**Supplied material:**
-*-*-
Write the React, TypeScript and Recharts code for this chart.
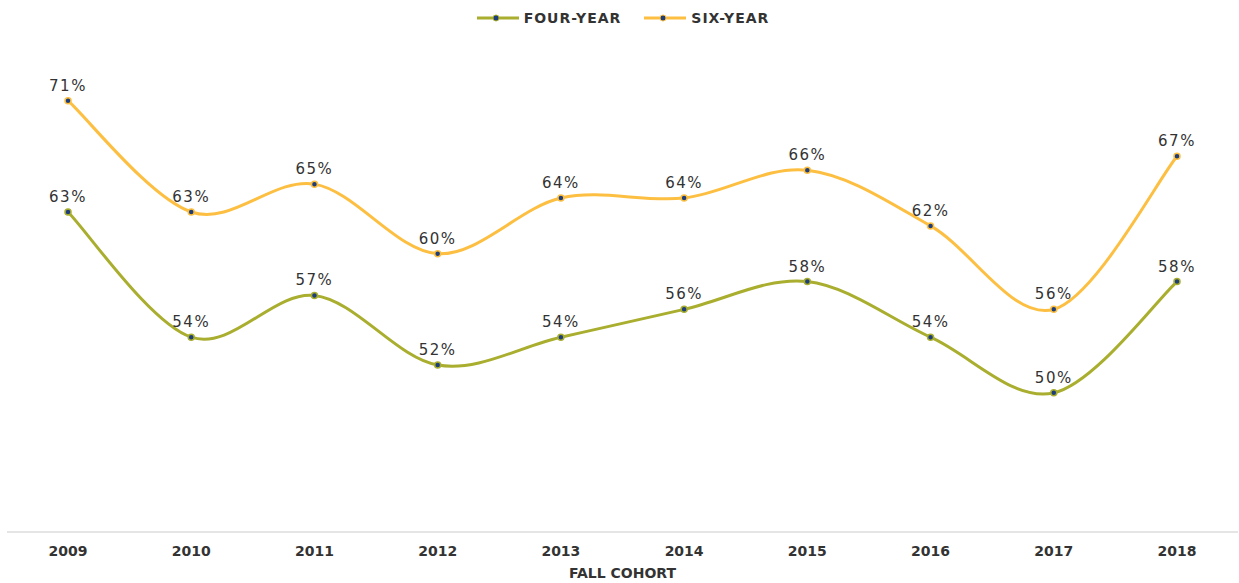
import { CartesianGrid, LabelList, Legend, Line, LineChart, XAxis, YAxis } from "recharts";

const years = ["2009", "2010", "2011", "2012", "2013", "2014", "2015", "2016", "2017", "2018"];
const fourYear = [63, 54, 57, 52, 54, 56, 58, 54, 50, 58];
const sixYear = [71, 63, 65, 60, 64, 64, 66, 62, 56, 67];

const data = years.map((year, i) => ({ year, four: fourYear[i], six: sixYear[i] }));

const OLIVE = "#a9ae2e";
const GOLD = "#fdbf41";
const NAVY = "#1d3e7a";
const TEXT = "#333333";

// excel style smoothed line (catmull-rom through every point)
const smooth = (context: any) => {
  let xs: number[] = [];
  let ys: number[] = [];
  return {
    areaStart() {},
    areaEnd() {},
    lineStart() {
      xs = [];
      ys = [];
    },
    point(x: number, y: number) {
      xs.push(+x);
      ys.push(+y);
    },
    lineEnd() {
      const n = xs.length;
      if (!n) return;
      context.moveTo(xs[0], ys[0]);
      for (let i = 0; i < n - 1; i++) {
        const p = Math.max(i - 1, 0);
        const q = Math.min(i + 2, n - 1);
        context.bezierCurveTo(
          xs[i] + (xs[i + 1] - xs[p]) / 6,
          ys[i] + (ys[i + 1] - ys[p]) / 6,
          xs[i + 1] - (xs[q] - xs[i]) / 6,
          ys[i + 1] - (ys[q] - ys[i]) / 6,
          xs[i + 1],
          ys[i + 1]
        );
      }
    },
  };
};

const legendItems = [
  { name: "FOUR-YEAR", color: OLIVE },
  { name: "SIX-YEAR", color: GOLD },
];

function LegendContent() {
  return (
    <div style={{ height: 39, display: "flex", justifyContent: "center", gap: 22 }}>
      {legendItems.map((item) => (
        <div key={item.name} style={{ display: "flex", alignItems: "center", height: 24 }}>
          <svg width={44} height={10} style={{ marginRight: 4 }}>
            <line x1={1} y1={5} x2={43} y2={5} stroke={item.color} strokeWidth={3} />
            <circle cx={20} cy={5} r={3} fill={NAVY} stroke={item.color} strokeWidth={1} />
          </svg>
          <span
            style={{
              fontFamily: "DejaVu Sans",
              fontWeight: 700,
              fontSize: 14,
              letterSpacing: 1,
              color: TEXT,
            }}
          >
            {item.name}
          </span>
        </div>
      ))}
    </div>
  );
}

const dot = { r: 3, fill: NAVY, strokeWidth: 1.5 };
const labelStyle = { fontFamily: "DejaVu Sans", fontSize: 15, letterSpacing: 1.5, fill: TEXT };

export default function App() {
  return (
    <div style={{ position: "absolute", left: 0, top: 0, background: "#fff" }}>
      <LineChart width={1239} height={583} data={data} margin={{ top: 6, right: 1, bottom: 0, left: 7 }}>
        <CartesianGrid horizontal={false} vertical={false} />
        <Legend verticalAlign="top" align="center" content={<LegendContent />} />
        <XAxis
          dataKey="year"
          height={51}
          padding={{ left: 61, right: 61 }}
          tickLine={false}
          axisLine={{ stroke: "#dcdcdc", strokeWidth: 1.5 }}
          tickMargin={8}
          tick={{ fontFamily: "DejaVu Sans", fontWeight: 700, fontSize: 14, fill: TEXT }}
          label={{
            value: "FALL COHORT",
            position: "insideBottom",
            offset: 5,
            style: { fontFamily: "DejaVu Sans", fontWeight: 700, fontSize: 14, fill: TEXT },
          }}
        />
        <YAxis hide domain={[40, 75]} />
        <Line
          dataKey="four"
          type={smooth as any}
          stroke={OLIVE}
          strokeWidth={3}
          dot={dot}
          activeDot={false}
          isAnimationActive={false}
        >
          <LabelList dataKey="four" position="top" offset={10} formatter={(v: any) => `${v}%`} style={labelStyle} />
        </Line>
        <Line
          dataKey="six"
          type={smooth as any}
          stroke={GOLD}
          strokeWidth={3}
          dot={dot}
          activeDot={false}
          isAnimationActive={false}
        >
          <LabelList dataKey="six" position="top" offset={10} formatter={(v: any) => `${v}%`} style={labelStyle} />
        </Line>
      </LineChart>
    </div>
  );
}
-*-*-
**What to work on:**
Without the images, write out each line of the data verbatim.

**Exercise solution:**
Write the React, TypeScript and Recharts code for this chart.
import { CartesianGrid, LabelList, Legend, Line, LineChart, XAxis, YAxis } from "recharts";

const years = ["2009", "2010", "2011", "2012", "2013", "2014", "2015", "2016", "2017", "2018"];
const fourYear = [63, 54, 57, 52, 54, 56, 58, 54, 50, 58];
const sixYear = [71, 63, 65, 60, 64, 64, 66, 62, 56, 67];

const data = years.map((year, i) => ({ year, four: fourYear[i], six: sixYear[i] }));

const OLIVE = "#a9ae2e";
const GOLD = "#fdbf41";
const NAVY = "#1d3e7a";
const TEXT = "#333333";

// excel style smoothed line (catmull-rom through every point)
const smooth = (context: any) => {
  let xs: number[] = [];
  let ys: number[] = [];
  return {
    areaStart() {},
    areaEnd() {},
    lineStart() {
      xs = [];
      ys = [];
    },
    point(x: number, y: number) {
      xs.push(+x);
      ys.push(+y);
    },
    lineEnd() {
      const n = xs.length;
      if (!n) return;
      context.moveTo(xs[0], ys[0]);
      for (let i = 0; i < n - 1; i++) {
        const p = Math.max(i - 1, 0);
        const q = Math.min(i + 2, n - 1);
        context.bezierCurveTo(
          xs[i] + (xs[i + 1] - xs[p]) / 6,
          ys[i] + (ys[i + 1] - ys[p]) / 6,
          xs[i + 1] - (xs[q] - xs[i]) / 6,
          ys[i + 1] - (ys[q] - ys[i]) / 6,
          xs[i + 1],
          ys[i + 1]
        );
      }
    },
  };
};

const legendItems = [
  { name: "FOUR-YEAR", color: OLIVE },
  { name: "SIX-YEAR", color: GOLD },
];

function LegendContent() {
  return (
    <div style={{ height: 39, display: "flex", justifyContent: "center", gap: 22 }}>
      {legendItems.map((item) => (
        <div key={item.name} style={{ display: "flex", alignItems: "center", height: 24 }}>
          <svg width={44} height={10} style={{ marginRight: 4 }}>
            <line x1={1} y1={5} x2={43} y2={5} stroke={item.color} strokeWidth={3} />
            <circle cx={20} cy={5} r={3} fill={NAVY} stroke={item.color} strokeWidth={1} />
          </svg>
          <span
            style={{
              fontFamily: "DejaVu Sans",
              fontWeight: 700,
              fontSize: 14,
              letterSpacing: 1,
              color: TEXT,
            }}
          >
            {item.name}
          </span>
        </div>
      ))}
    </div>
  );
}

const dot = { r: 3, fill: NAVY, strokeWidth: 1.5 };
const labelStyle = { fontFamily: "DejaVu Sans", fontSize: 15, letterSpacing: 1.5, fill: TEXT };

export default function App() {
  return (
    <div style={{ position: "absolute", left: 0, top: 0, background: "#fff" }}>
      <LineChart width={1239} height={583} data={data} margin={{ top: 6, right: 1, bottom: 0, left: 7 }}>
        <CartesianGrid horizontal={false} vertical={false} />
        <Legend verticalAlign="top" align="center" content={<LegendContent />} />
        <XAxis
          dataKey="year"
          height={51}
          padding={{ left: 61, right: 61 }}
          tickLine={false}
          axisLine={{ stroke: "#dcdcdc", strokeWidth: 1.5 }}
          tickMargin={8}
          tick={{ fontFamily: "DejaVu Sans", fontWeight: 700, fontSize: 14, fill: TEXT }}
          label={{
            value: "FALL COHORT",
            position: "insideBottom",
            offset: 5,
            style: { fontFamily: "DejaVu Sans", fontWeight: 700, fontSize: 14, fill: TEXT },
          }}
        />
        <YAxis hide domain={[40, 75]} />
        <Line
          dataKey="four"
          type={smooth as any}
          stroke={OLIVE}
          strokeWidth={3}
          dot={dot}
          activeDot={false}
          isAnimationActive={false}
        >
          <LabelList dataKey="four" position="top" offset={10} formatter={(v: any) => `${v}%`} style={labelStyle} />
        </Line>
        <Line
          dataKey="six"
          type={smooth as any}
          stroke={GOLD}
          strokeWidth={3}
          dot={dot}
          activeDot={false}
          isAnimationActive={false}
        >
          <LabelList dataKey="six" position="top" offset={10} formatter={(v: any) => `${v}%`} style={labelStyle} />
        </Line>
      </LineChart>
    </div>
  );
}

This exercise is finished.